» **Task prompt**
Omit any picture, and return the remaining data exactly as written.

+---+

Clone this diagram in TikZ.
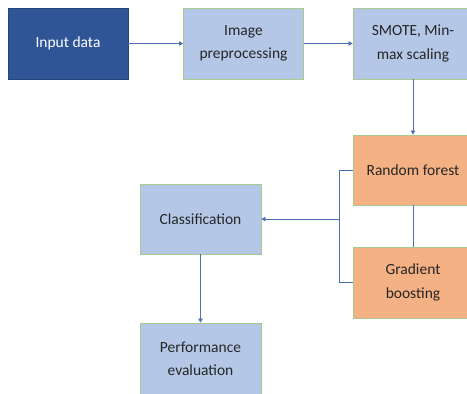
\documentclass[tikz,border=0pt]{standalone}
\usepackage{fontspec}
\setmainfont{Carlito}
\usetikzlibrary{arrows.meta}
\definecolor{darkbox}{HTML}{2F5597}
\definecolor{darkedge}{HTML}{24437A}
\definecolor{lightbox}{HTML}{B4C7E7}
\definecolor{orangebox}{HTML}{F4B183}
\definecolor{greenedge}{HTML}{A9C98E}
\definecolor{linkcol}{HTML}{4A6FB5}
\definecolor{txt}{HTML}{262626}
\begin{document}
\begin{tikzpicture}[x=1pt,y=-1pt,
  box/.style={draw=greenedge, line width=0.9pt, minimum width=120pt, minimum height=71pt,
    inner sep=0pt, align=center, text=txt, font=\fontsize{15.5}{23.5}\selectfont},
  bluebox/.style={box, fill=lightbox},
  orbox/.style={box, fill=orangebox},
  inbox/.style={box, draw=darkedge, fill=darkbox, text=white},
  link/.style={draw=linkcol, line width=0.8pt},
  arr/.style={link, -{Triangle[width=4.5pt,length=4pt]}}]
\useasboundingbox[fill=white] (0,0) rectangle (467,394);
\node[inbox] (in) at (68,43.5) {Input data};
\node[bluebox] (pre) at (243.5,43.5) {Image\\preprocessing};
\node[bluebox] (smote) at (413,43.5) {SMOTE, Min-\\max scaling};
\node[orbox, minimum height=70pt] (rf) at (413,170) {Random forest};
\node[orbox] (gb) at (413,282.5) {Gradient\\boosting};
\node[bluebox, minimum width=121pt, minimum height=70pt] (cls) at (200.5,219) {Classification};
\node[bluebox, minimum width=121pt] (perf) at (200.5,358.5) {Performance\\evaluation};
\coordinate (bt) at (339,170);
\coordinate (bb) at (339,282.5);
\coordinate (bm) at (339,219);
\draw[arr] (in) -- (pre);
\draw[arr] (pre) -- (smote);
\draw[arr] (smote) -- (rf);
\draw[link] (rf) -- (gb);
\draw[link] (rf.west) -- (bt) -- (bb) -- (gb.west);
\draw[arr] (bm) -- (cls.east);
\draw[arr] (cls) -- (perf);
\end{tikzpicture}
\end{document}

+---+

» **Solution to the exercise**
Clone this diagram in TikZ.
\documentclass[tikz,border=0pt]{standalone}
\usepackage{fontspec}
\setmainfont{Carlito}
\usetikzlibrary{arrows.meta}
\definecolor{darkbox}{HTML}{2F5597}
\definecolor{darkedge}{HTML}{24437A}
\definecolor{lightbox}{HTML}{B4C7E7}
\definecolor{orangebox}{HTML}{F4B183}
\definecolor{greenedge}{HTML}{A9C98E}
\definecolor{linkcol}{HTML}{4A6FB5}
\definecolor{txt}{HTML}{262626}
\begin{document}
\begin{tikzpicture}[x=1pt,y=-1pt,
  box/.style={draw=greenedge, line width=0.9pt, minimum width=120pt, minimum height=71pt,
    inner sep=0pt, align=center, text=txt, font=\fontsize{15.5}{23.5}\selectfont},
  bluebox/.style={box, fill=lightbox},
  orbox/.style={box, fill=orangebox},
  inbox/.style={box, draw=darkedge, fill=darkbox, text=white},
  link/.style={draw=linkcol, line width=0.8pt},
  arr/.style={link, -{Triangle[width=4.5pt,length=4pt]}}]
\useasboundingbox[fill=white] (0,0) rectangle (467,394);
\node[inbox] (in) at (68,43.5) {Input data};
\node[bluebox] (pre) at (243.5,43.5) {Image\\preprocessing};
\node[bluebox] (smote) at (413,43.5) {SMOTE, Min-\\max scaling};
\node[orbox, minimum height=70pt] (rf) at (413,170) {Random forest};
\node[orbox] (gb) at (413,282.5) {Gradient\\boosting};
\node[bluebox, minimum width=121pt, minimum height=70pt] (cls) at (200.5,219) {Classification};
\node[bluebox, minimum width=121pt] (perf) at (200.5,358.5) {Performance\\evaluation};
\coordinate (bt) at (339,170);
\coordinate (bb) at (339,282.5);
\coordinate (bm) at (339,219);
\draw[arr] (in) -- (pre);
\draw[arr] (pre) -- (smote);
\draw[arr] (smote) -- (rf);
\draw[link] (rf) -- (gb);
\draw[link] (rf.west) -- (bt) -- (bb) -- (gb.west);
\draw[arr] (bm) -- (cls.east);
\draw[arr] (cls) -- (perf);
\end{tikzpicture}
\end{document}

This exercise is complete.